(begin)
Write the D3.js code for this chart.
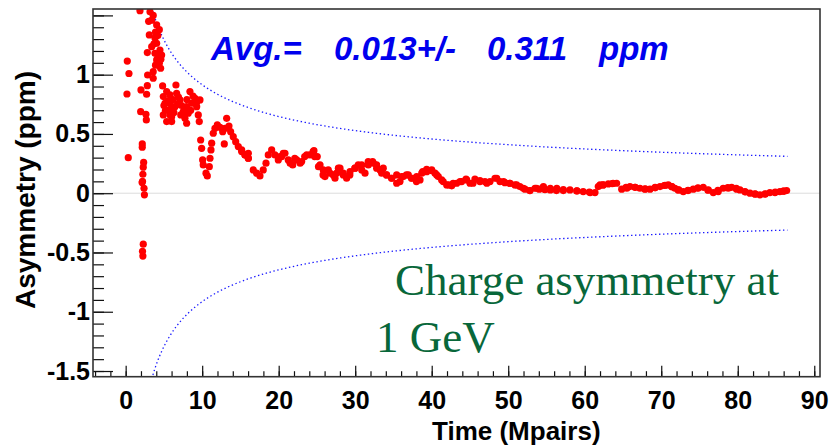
(end)
(begin)
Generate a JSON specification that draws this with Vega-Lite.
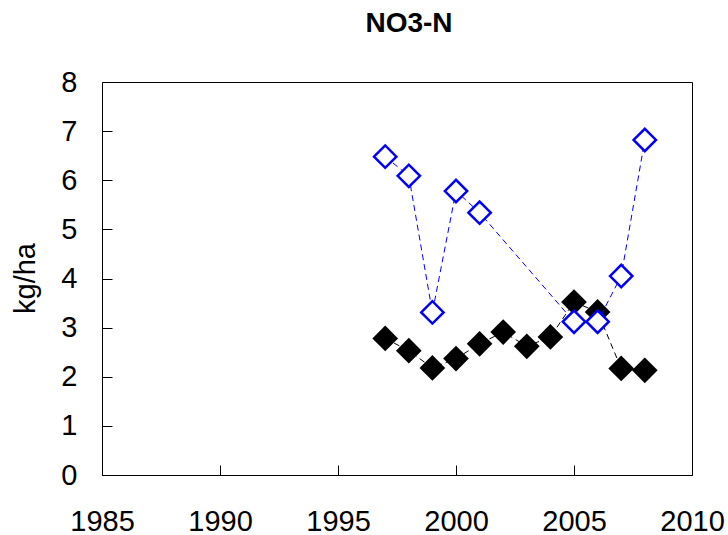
(end)
(begin)
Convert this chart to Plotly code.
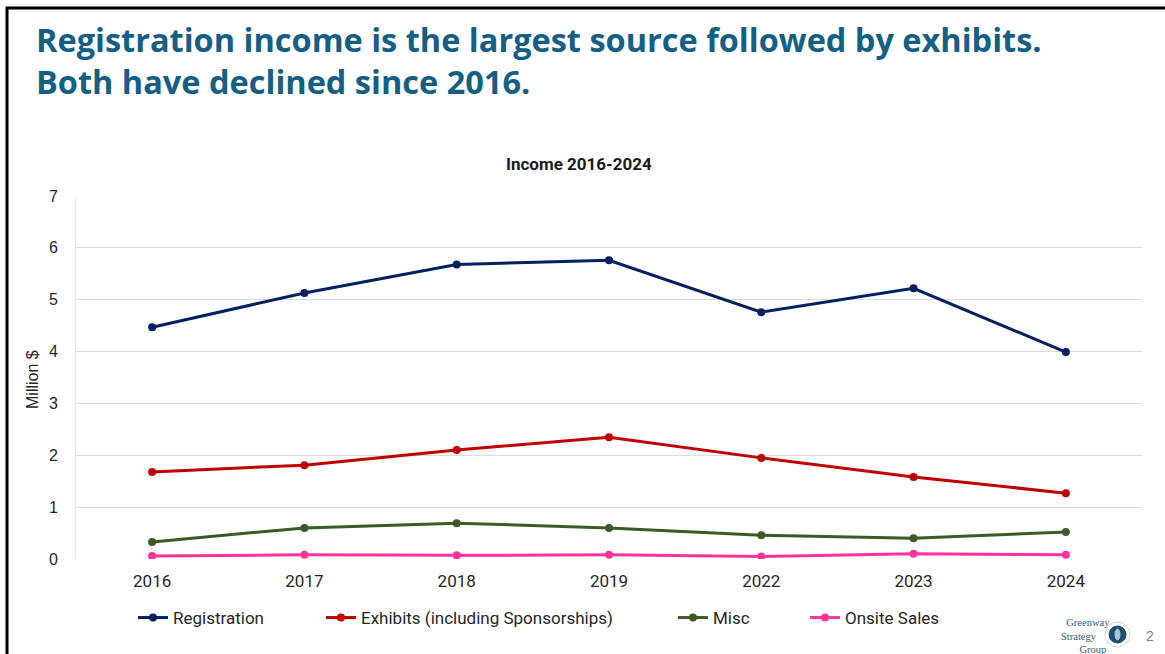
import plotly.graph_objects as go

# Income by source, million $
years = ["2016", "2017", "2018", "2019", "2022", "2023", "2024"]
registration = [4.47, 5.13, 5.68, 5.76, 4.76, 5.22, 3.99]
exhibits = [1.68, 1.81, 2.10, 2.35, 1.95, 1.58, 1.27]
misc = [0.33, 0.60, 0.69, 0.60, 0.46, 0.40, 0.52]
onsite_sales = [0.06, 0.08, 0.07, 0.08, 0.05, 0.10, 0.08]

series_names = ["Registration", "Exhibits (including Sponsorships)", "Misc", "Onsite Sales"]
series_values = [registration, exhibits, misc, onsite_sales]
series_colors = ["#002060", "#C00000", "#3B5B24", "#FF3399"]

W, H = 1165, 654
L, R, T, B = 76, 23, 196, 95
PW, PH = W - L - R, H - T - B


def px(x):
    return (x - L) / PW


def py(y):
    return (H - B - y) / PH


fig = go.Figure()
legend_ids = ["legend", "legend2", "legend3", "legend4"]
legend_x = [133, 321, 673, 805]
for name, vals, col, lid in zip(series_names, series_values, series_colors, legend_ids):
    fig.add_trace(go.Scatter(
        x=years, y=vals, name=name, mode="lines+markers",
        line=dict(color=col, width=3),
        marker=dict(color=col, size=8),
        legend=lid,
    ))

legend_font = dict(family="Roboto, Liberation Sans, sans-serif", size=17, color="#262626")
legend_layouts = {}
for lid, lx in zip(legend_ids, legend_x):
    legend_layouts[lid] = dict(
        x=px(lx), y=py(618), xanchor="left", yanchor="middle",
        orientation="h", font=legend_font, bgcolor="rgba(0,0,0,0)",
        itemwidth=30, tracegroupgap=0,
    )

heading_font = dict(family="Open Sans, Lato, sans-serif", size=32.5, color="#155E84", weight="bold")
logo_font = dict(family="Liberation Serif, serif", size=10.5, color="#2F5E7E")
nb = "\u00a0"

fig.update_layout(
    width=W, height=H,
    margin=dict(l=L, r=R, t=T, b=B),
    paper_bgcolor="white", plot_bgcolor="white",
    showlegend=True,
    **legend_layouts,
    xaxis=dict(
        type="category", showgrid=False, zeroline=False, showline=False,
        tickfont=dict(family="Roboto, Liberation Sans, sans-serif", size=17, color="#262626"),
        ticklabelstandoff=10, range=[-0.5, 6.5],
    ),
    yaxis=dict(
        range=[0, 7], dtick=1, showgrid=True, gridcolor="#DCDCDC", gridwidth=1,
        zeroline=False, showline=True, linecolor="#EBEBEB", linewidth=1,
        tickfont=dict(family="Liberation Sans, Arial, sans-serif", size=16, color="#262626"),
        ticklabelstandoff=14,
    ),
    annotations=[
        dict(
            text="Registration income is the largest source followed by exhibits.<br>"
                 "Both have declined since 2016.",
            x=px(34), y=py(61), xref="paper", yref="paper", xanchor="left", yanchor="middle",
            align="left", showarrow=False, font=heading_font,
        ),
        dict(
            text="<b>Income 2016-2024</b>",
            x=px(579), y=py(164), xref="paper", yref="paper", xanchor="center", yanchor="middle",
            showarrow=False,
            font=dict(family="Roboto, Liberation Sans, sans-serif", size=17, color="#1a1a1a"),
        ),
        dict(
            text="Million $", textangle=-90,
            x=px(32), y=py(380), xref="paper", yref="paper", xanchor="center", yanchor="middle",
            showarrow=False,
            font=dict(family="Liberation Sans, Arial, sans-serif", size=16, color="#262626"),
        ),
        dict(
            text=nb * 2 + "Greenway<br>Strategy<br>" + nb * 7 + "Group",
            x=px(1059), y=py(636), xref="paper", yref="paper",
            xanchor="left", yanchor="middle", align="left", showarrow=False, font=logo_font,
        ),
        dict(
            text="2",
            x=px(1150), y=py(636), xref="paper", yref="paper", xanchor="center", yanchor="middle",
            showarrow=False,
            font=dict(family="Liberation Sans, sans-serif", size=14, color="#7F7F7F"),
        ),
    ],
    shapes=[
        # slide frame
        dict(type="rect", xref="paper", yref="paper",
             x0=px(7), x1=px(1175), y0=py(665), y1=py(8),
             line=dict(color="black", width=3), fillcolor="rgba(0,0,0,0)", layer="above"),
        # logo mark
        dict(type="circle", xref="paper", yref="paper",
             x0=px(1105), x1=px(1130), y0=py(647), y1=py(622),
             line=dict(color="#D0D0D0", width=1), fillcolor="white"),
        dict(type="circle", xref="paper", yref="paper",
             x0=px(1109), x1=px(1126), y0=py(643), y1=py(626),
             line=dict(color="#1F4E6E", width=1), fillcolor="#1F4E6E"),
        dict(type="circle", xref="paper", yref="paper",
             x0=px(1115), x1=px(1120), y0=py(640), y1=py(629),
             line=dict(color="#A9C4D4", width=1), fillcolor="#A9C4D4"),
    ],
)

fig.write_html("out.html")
(end)
#### WHAT THE TASK REQUIRES
Search the entries for the word "chart" and gather every line where it appears.

#### TASK OUTPUT
Write the D3.js code for this chart.
Convert this chart to Plotly code.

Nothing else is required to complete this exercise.